24 heures de la vie d’un détenu politique à la prison militaire de Mauzac…

Portrait de Max Moulinier dessiné par Louis Béthous, 26 janvier 1944, prison militaire de Mauzac

Interné à partir du 11 août 1942
à la prison militaire de Paris repliée à Mauzac pour « menées communistes », Max Moulinier conservait de sa détention à Mauzac en Dordogne un souvenir très précis.
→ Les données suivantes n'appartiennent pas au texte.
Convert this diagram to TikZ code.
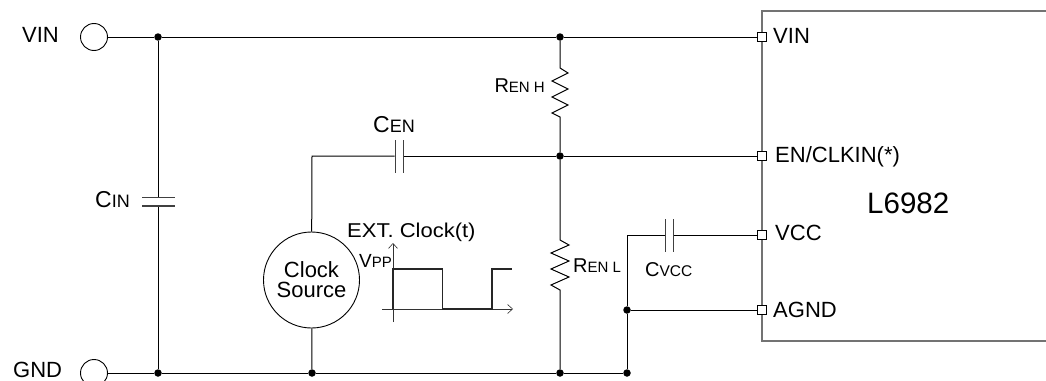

En 2001, au cours de l’un des nombreux entretiens qu’il m’avait accordés, il accepta de faire le récit de la journée type d’un prisonnier, du lever au coucher.
Le 6 octobre 2001, il n’était pas peu fier de remettre son exercice de mémoire : un cahier d’écolier contenant le récit de sa détention, manuscrit, texte que j’ai le plaisir de retranscrire ci-dessous…

Portrait de Max Moulinier dessiné par Louis Bétous,
le 26 janvier 1944. Ci-dessous, extrait de son cahier
.

Cahier de Max Moulinier faisant le récit de sa détention à la prison militaire de Mauzac.

La nuit

Cette nuit a été pénible. J’ai à peine dormi. J’ai pensé à ma famille et surtout à mes enfants. Les lits manquent de confort. Ils sont en fer. Il y a du feuillard métallique qui sert de sommier. Une paillasse repose dessus, la paille qui se trouve à l’intérieur s’est tassée et brisée en menus morceaux. Il fait froid et l’air est humide. Les couvertures ne suffisent pas. Nous mettons tous nos effets par-dessus. L’air est irrespirable. Il faut ouvrir les fenêtres, ce qui n’est pas du goût des frileux.
Nous avons faim. C’est terrible.

6 heures

Le clairon sonne le réveil. Mauzac est un camp-prison de l’armée. Tout marche au son du clairon. Les gars se lèvent, font leur toilette et rangent le couchage en carré au pied du lit. La porte s’ouvre. Des volontaires vont chercher le jus (l’eau qui a servi à cuire les légumes de la veille). Ce liquide n’est même pas chaud.

7 heures

Envoi des couleurs pour le personnel de la détention. Les patriotes (les vrais) sont en prison. Ils ne sont pas invités et ne peuvent qu’entendre. Pour les écervelés, c’est une formalité.

7 h.30

Les gaffes (matons ou gardiens) sont devant la guichetterie. L’adjudant Piacentini donne les ordres pour la journée.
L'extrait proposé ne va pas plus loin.